The convenience of handling local violations at the local level is the prime reason the Town Council voted to set up the court. Barrington residents will no longer have to travel to Providence for charges such as vandalism, disorderly conduct and possession of alcohol by a minor.
LaCross said the Municipal Court is expected to cut down on some overtime by police officers who can now go to the Town Hall instead of to Providence for certain violations.
"This is by no means a foreign concept," said Coyne. "And we're not starting from scratch."
Twenty-three other cities and towns in Rhode Island have municipal courts, she said. Many handle traffic violations, which do generate tens of thousands of dollars a year for the municipalities.
"We're going to set this up very deliberately," said Coyne."We can think about expanding into that (traffic violations) later."
Coyne does not expect the court to hear its first case until July.
"I think we'll be ready by the next fiscal year," she said.

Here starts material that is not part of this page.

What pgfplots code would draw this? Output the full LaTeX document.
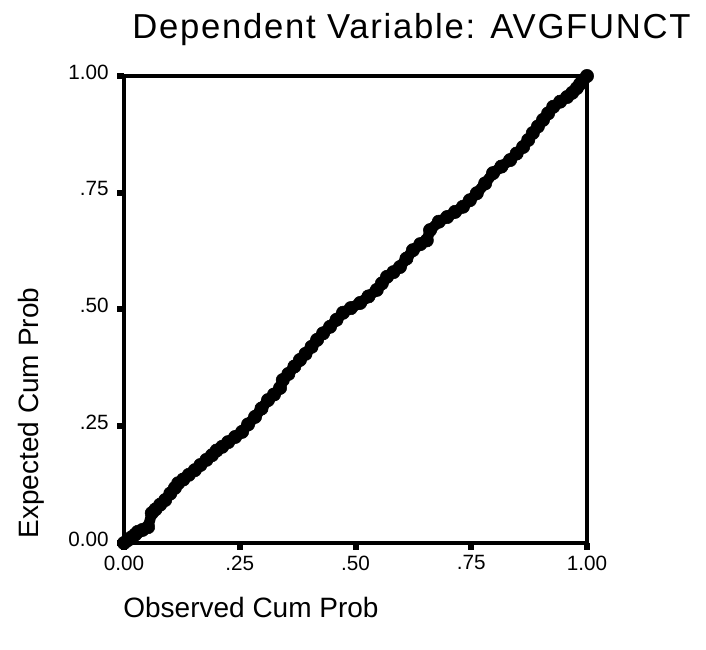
\documentclass[border=0pt]{standalone}
\usepackage{fontspec}
\setmainfont{Liberation Sans}
\newfontfamily\spaced[LetterSpace=5]{Liberation Sans}
\usepackage{pgfplots}
\pgfplotsset{compat=1.18}

% P-P plot, observed vs expected cumulative probability
\pgfplotstableread{
obs exp
0.000 0.000
0.008 0.006
0.016 0.012
0.024 0.018
0.030 0.024
0.040 0.028
0.052 0.034
0.060 0.064
0.068 0.072
0.078 0.082
0.089 0.092
0.100 0.106
0.110 0.118
0.117 0.128
0.128 0.136
0.140 0.146
0.153 0.156
0.165 0.167
0.178 0.178
0.190 0.188
0.200 0.198
0.212 0.206
0.225 0.216
0.240 0.227
0.255 0.238
0.268 0.254
0.283 0.270
0.297 0.288
0.311 0.306
0.324 0.318
0.337 0.332
0.343 0.349
0.355 0.362
0.368 0.378
0.380 0.392
0.392 0.405
0.405 0.420
0.417 0.435
0.430 0.449
0.445 0.463
0.459 0.478
0.473 0.493
0.490 0.503
0.510 0.514
0.528 0.528
0.546 0.542
0.557 0.556
0.568 0.570
0.582 0.580
0.596 0.591
0.610 0.609
0.624 0.627
0.640 0.640
0.654 0.648
0.661 0.670
0.680 0.688
0.698 0.698
0.715 0.709
0.732 0.720
0.747 0.734
0.762 0.749
0.780 0.770
0.797 0.792
0.815 0.806
0.834 0.820
0.848 0.834
0.862 0.848
0.873 0.863
0.883 0.878
0.894 0.892
0.905 0.906
0.916 0.920
0.927 0.934
0.942 0.945
0.957 0.955
0.968 0.964
0.978 0.974
0.985 0.983
0.991 0.991
1.000 1.000
}\ppdata

\begin{document}
\begin{tikzpicture}
\path[use as bounding box] (-93pt,-79.5pt) rectangle (436.5pt,407.25pt);
\begin{axis}[
    anchor=south west, at={(0,0)},
    scale only axis, width=347.25pt, height=350.25pt,
    xmin=0, xmax=1, ymin=0, ymax=1,
    clip=false,
    axis line style={line width=2.4pt},
    xtick={0,0.25,0.5,0.75,1}, xticklabels={0.00,.25,.50,.75,1.00},
    ytick={0,0.25,0.5,0.75,1}, yticklabels={0.00,.25,.50,.75,1.00},
    tick pos=left, tick align=outside, major tick length=5pt,
    tick style={line width=4.5pt, black},
    tick label style={font=\fontsize{15.5}{18}\selectfont},
    xticklabel style={yshift=-1pt},
    yticklabel style={yshift=3pt, xshift=-3pt},
    title={\spaced Dependent Variable: AVGFUNCT},
    title style={font=\fontsize{26}{30}\selectfont, at={(rel axis cs:0.621,1)}, anchor=base, yshift=21.75pt},
    xlabel={Observed Cum Prob},
    xlabel style={font=\fontsize{21}{24}\selectfont, at={(rel axis cs:0,0)}, anchor=base west, yshift=-55.5pt, xshift=-4pt},
    ylabel={Expected Cum Prob},
    ylabel style={font=\fontsize{21}{24}\selectfont, at={(rel axis cs:0,0)}, anchor=base west, yshift=63.75pt},
]
\addplot[black, line width=8pt, line join=round, line cap=round] table[x=obs, y=exp] {\ppdata};
\addplot[only marks, mark=*, mark size=5pt, black] table[x=obs, y=exp] {\ppdata};
\end{axis}
\end{tikzpicture}
\end{document}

The Municipal Court will meet the third Thursday morning of every month for approximately two hours.
The ordinance gives the municipal court jurisdiction over minimum housing and zoning ordinances and any other Barrington ordinances except traffic laws to start. Moving and non-moving traffic violations will still be handled by the RI Traffic Tribunal.
The judge will have the power to set bail and levy a fine of up to $1,000 and imprison violators for up to 30 days.
The Town Council will appoint a judge, clerk and bailiff for at least two years. The judge would have to be a lawyer with at least 15 years experience and able to practice before the RI Supreme Court.
A bailiff for the court also would be appointed by the Town Council to keep order in the court. The police department would also be involved in court proceedings. LaCross suggested that Barrington purchase a metal-detecting wand.
Court costs would be $45 per charged offense. All the fees and fines would go into the town general fund.